*Work to complete*
The lines to reproduce run from the first one through the line containing "fig = plt.figure(figsize=(8.88, 3.6), dpi=100)". Reproduce them exactly.

*Supplied information*
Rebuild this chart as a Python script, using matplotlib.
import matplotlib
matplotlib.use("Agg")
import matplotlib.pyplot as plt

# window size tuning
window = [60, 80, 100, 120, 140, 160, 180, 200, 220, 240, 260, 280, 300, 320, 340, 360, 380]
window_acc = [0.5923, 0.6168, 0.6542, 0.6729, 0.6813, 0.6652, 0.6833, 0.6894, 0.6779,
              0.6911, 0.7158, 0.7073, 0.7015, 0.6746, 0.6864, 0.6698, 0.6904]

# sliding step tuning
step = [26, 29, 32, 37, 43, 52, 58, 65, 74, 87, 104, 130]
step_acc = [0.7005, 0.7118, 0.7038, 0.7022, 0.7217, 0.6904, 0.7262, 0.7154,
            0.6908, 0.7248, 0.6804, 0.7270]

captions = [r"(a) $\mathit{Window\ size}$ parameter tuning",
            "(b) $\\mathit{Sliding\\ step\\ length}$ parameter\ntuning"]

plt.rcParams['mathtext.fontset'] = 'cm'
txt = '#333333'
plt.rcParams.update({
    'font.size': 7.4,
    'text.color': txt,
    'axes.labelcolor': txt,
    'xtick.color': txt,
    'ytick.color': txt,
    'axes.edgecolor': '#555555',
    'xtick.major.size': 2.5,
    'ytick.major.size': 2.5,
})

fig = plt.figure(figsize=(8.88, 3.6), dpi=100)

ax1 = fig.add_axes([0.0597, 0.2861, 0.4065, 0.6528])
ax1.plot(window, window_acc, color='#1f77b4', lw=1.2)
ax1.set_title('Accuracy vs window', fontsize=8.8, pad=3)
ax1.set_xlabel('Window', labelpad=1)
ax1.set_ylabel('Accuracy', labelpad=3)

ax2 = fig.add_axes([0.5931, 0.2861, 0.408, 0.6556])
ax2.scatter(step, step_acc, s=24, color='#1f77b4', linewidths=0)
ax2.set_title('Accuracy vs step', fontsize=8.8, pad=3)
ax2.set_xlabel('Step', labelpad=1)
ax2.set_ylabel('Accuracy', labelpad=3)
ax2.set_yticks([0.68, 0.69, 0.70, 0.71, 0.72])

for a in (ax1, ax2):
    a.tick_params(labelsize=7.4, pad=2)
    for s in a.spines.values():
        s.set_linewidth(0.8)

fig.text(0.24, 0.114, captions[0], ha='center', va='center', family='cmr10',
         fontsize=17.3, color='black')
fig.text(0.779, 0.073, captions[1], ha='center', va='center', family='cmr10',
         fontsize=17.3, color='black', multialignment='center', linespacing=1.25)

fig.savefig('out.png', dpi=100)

*Exercise answer*
Rebuild this chart as a Python script, using matplotlib.
import matplotlib
matplotlib.use("Agg")
import matplotlib.pyplot as plt

# window size tuning
window = [60, 80, 100, 120, 140, 160, 180, 200, 220, 240, 260, 280, 300, 320, 340, 360, 380]
window_acc = [0.5923, 0.6168, 0.6542, 0.6729, 0.6813, 0.6652, 0.6833, 0.6894, 0.6779,
              0.6911, 0.7158, 0.7073, 0.7015, 0.6746, 0.6864, 0.6698, 0.6904]

# sliding step tuning
step = [26, 29, 32, 37, 43, 52, 58, 65, 74, 87, 104, 130]
step_acc = [0.7005, 0.7118, 0.7038, 0.7022, 0.7217, 0.6904, 0.7262, 0.7154,
            0.6908, 0.7248, 0.6804, 0.7270]

captions = [r"(a) $\mathit{Window\ size}$ parameter tuning",
            "(b) $\\mathit{Sliding\\ step\\ length}$ parameter\ntuning"]

plt.rcParams['mathtext.fontset'] = 'cm'
txt = '#333333'
plt.rcParams.update({
    'font.size': 7.4,
    'text.color': txt,
    'axes.labelcolor': txt,
    'xtick.color': txt,
    'ytick.color': txt,
    'axes.edgecolor': '#555555',
    'xtick.major.size': 2.5,
    'ytick.major.size': 2.5,
})

fig = plt.figure(figsize=(8.88, 3.6), dpi=100)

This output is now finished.